▶ _Exercise goal_:
The listing below should be printed exactly, every line of it. Skip the pictures.

▶ _Supplied information_:
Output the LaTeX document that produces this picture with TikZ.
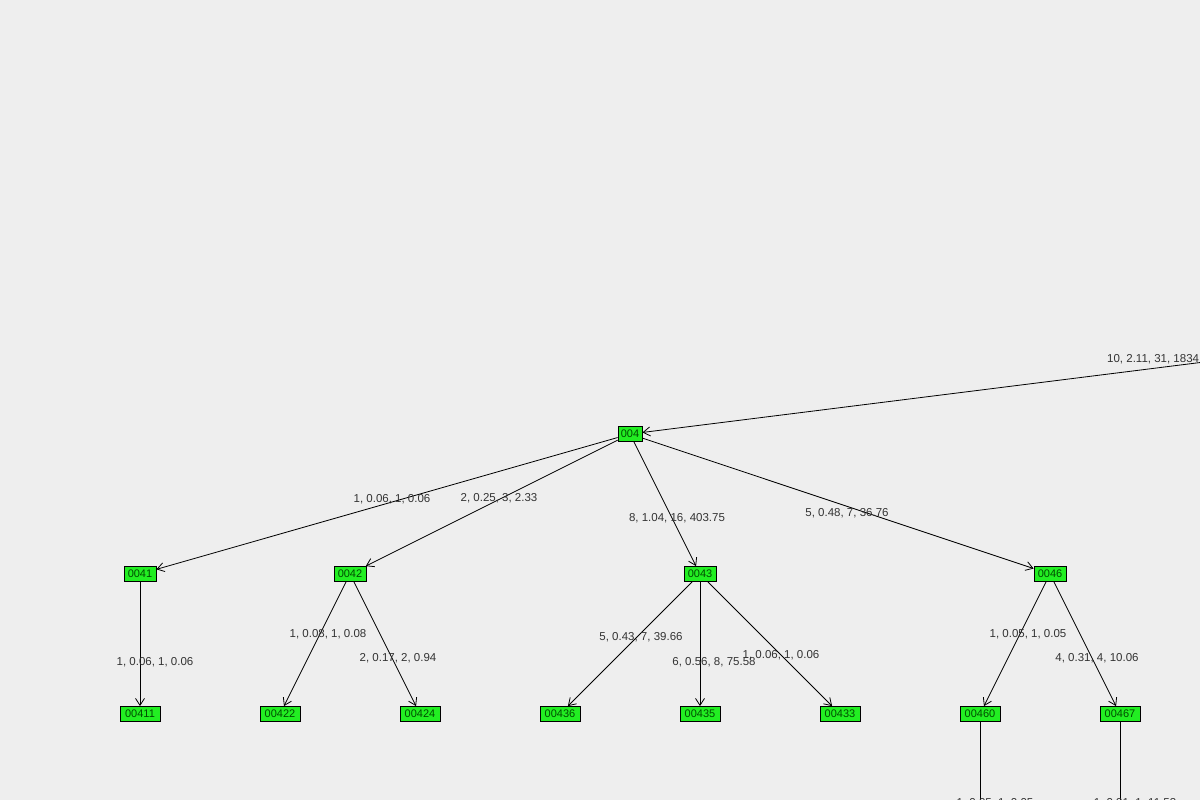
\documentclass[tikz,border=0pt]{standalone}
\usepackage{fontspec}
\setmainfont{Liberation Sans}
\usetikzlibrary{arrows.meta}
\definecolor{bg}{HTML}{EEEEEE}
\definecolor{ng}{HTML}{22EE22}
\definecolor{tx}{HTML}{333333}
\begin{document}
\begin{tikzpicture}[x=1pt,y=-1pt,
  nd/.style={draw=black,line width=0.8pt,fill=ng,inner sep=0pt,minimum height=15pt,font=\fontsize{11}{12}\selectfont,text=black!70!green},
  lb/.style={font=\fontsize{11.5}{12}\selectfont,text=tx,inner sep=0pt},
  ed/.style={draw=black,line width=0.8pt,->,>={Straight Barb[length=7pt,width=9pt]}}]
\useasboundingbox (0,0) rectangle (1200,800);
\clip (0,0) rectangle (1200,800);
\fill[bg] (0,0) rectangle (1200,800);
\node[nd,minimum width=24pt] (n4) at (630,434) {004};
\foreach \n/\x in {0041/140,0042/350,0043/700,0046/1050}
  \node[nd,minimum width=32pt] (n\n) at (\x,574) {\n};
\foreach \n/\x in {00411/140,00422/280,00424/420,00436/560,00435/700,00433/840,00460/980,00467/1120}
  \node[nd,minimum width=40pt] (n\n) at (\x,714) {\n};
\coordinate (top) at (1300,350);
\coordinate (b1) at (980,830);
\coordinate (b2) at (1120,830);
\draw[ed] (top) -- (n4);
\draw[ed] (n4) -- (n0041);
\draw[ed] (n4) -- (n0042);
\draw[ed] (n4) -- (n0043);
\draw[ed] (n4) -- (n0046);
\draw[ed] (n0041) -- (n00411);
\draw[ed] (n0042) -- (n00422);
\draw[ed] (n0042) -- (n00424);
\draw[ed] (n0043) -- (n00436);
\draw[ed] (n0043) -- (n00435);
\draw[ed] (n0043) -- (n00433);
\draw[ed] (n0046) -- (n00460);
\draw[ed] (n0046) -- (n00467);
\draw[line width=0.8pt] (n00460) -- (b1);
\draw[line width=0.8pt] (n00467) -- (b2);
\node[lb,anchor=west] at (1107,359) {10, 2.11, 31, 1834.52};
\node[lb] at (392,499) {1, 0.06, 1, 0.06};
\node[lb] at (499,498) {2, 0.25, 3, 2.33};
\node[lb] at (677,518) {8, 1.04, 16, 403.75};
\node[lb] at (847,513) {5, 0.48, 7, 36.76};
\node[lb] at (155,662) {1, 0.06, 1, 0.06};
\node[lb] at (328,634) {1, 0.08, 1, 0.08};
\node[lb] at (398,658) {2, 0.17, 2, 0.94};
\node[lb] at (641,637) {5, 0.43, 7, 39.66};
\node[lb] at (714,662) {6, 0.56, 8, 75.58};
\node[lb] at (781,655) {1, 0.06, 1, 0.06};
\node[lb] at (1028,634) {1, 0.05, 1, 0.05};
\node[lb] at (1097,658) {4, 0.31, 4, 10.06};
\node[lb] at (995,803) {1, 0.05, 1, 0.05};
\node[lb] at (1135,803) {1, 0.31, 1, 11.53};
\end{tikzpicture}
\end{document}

▶ _Output of the exercise_:
Output the LaTeX document that produces this picture with TikZ.
\documentclass[tikz,border=0pt]{standalone}
\usepackage{fontspec}
\setmainfont{Liberation Sans}
\usetikzlibrary{arrows.meta}
\definecolor{bg}{HTML}{EEEEEE}
\definecolor{ng}{HTML}{22EE22}
\definecolor{tx}{HTML}{333333}
\begin{document}
\begin{tikzpicture}[x=1pt,y=-1pt,
  nd/.style={draw=black,line width=0.8pt,fill=ng,inner sep=0pt,minimum height=15pt,font=\fontsize{11}{12}\selectfont,text=black!70!green},
  lb/.style={font=\fontsize{11.5}{12}\selectfont,text=tx,inner sep=0pt},
  ed/.style={draw=black,line width=0.8pt,->,>={Straight Barb[length=7pt,width=9pt]}}]
\useasboundingbox (0,0) rectangle (1200,800);
\clip (0,0) rectangle (1200,800);
\fill[bg] (0,0) rectangle (1200,800);
\node[nd,minimum width=24pt] (n4) at (630,434) {004};
\foreach \n/\x in {0041/140,0042/350,0043/700,0046/1050}
  \node[nd,minimum width=32pt] (n\n) at (\x,574) {\n};
\foreach \n/\x in {00411/140,00422/280,00424/420,00436/560,00435/700,00433/840,00460/980,00467/1120}
  \node[nd,minimum width=40pt] (n\n) at (\x,714) {\n};
\coordinate (top) at (1300,350);
\coordinate (b1) at (980,830);
\coordinate (b2) at (1120,830);
\draw[ed] (top) -- (n4);
\draw[ed] (n4) -- (n0041);
\draw[ed] (n4) -- (n0042);
\draw[ed] (n4) -- (n0043);
\draw[ed] (n4) -- (n0046);
\draw[ed] (n0041) -- (n00411);
\draw[ed] (n0042) -- (n00422);
\draw[ed] (n0042) -- (n00424);
\draw[ed] (n0043) -- (n00436);
\draw[ed] (n0043) -- (n00435);
\draw[ed] (n0043) -- (n00433);
\draw[ed] (n0046) -- (n00460);
\draw[ed] (n0046) -- (n00467);
\draw[line width=0.8pt] (n00460) -- (b1);
\draw[line width=0.8pt] (n00467) -- (b2);
\node[lb,anchor=west] at (1107,359) {10, 2.11, 31, 1834.52};
\node[lb] at (392,499) {1, 0.06, 1, 0.06};
\node[lb] at (499,498) {2, 0.25, 3, 2.33};
\node[lb] at (677,518) {8, 1.04, 16, 403.75};
\node[lb] at (847,513) {5, 0.48, 7, 36.76};
\node[lb] at (155,662) {1, 0.06, 1, 0.06};
\node[lb] at (328,634) {1, 0.08, 1, 0.08};
\node[lb] at (398,658) {2, 0.17, 2, 0.94};
\node[lb] at (641,637) {5, 0.43, 7, 39.66};
\node[lb] at (714,662) {6, 0.56, 8, 75.58};
\node[lb] at (781,655) {1, 0.06, 1, 0.06};
\node[lb] at (1028,634) {1, 0.05, 1, 0.05};
\node[lb] at (1097,658) {4, 0.31, 4, 10.06};
\node[lb] at (995,803) {1, 0.05, 1, 0.05};
\node[lb] at (1135,803) {1, 0.31, 1, 11.53};
\end{tikzpicture}
\end{document}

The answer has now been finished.